Which is to say, he struck them head on.
Morris said Friday that the Bucs knew the Patriot Way would be to use elaborate schemes while he preferred to dummy down the game plan with a vanilla approach to better evaluate players.
The result was an eye-widening 31-14 loss in which Tampa Bay's starting offense and defense were completely outplayed in the first half.
Tampa Bay had one first down, 1 yard rushing and 33 yards passing behind Freeman, who was sacked twice before leaving with about five minutes left in the half. Defensively, the Bucs were no match for the Patriots and quarterback Tom Brady, who threw for two touchdowns and led four scoring drives on the Patriots' first five possessions to build a 28-0 lead.
Because preseason approaches have particularly varied among teams this year because of the lockout, Morris didn't seem to sweat it.
"(The Patriots) took a different approach to the game with how we played and how they played," he said Friday.
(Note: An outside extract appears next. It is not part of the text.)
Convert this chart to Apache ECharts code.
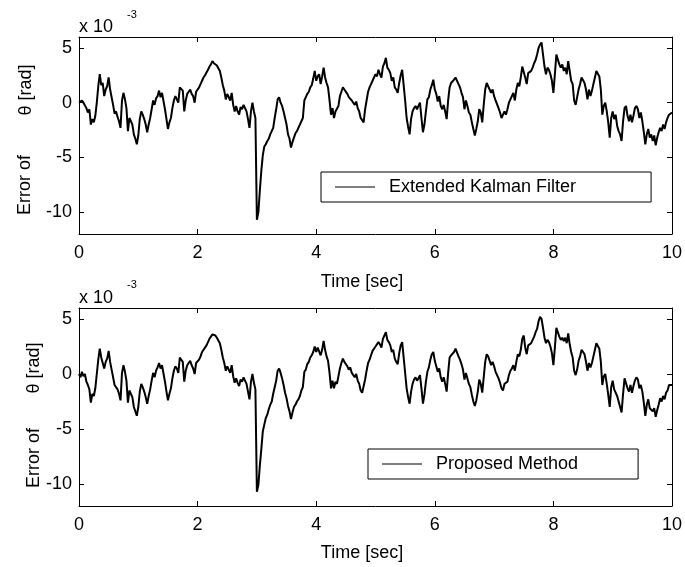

"I wouldn't say I'm disappointed that we weren't able to pick up a certain look or scheme because we did not give it to (the Bucs players) that way. We just wanted to … follow our rules, see who could pick up the rules, see who could do it, see who could communicate and see who could play on their feet. And that's kind of how we want to judge those guys. Usually, that's how you get the better players on your football team.
"A lot of people ask questions: Why don't you game-plan for guys like the Patriots? It's because I want to see what you can do without me giving it to you. Then I want to see this week what you can do while I'm giving it to you and you're adjusting."
Morris said the Bucs will do more game-planning in the next few days in preparation for their game Aug. 27 against the Dolphins. Typically, starters play nearly three quarters in the third preseason game.
Thursday's game was a role reversal from a week ago at Kansas City, when the Bucs' approach was to get off to a fast start and the Chiefs treated their 25-0 loss as a reason to avoid injuring starters.
Not that Brady should've taken a knee because the Bucs weren't up to the job Thursday.
"I just know (the Patriots) prepared a little differently just based on film evaluation and talking to people and things of that nature," Morris said. "For us, it's more about our guys picking things up in the heat of the moment and letting that player come out in order to find out who's going to make our football team.
"If I give them all the answers to the test, you can get a bad player, and he can show up and play decent enough to make your football team. If I don't give all these guys answers to the test … they have an equal … chance to compete and find out who knows what we do and how we want to do it the best."
The Bucs lost one-on-one battles in the trenches, had too many penalties and generally took turns making mistakes, Morris said. That said, the Bucs altered their practice schedule to include workouts today and Sunday.
Did Thursday's performance provide doubts for Morris?
"Not as much as … if we would've prepared for every Patriot blitz and done all our walkthroughs," he said. "Some of it was on the quarterback for not telling the back who to (block). … I was not as disappointed as … if you would've come out in Week 1 and that happened."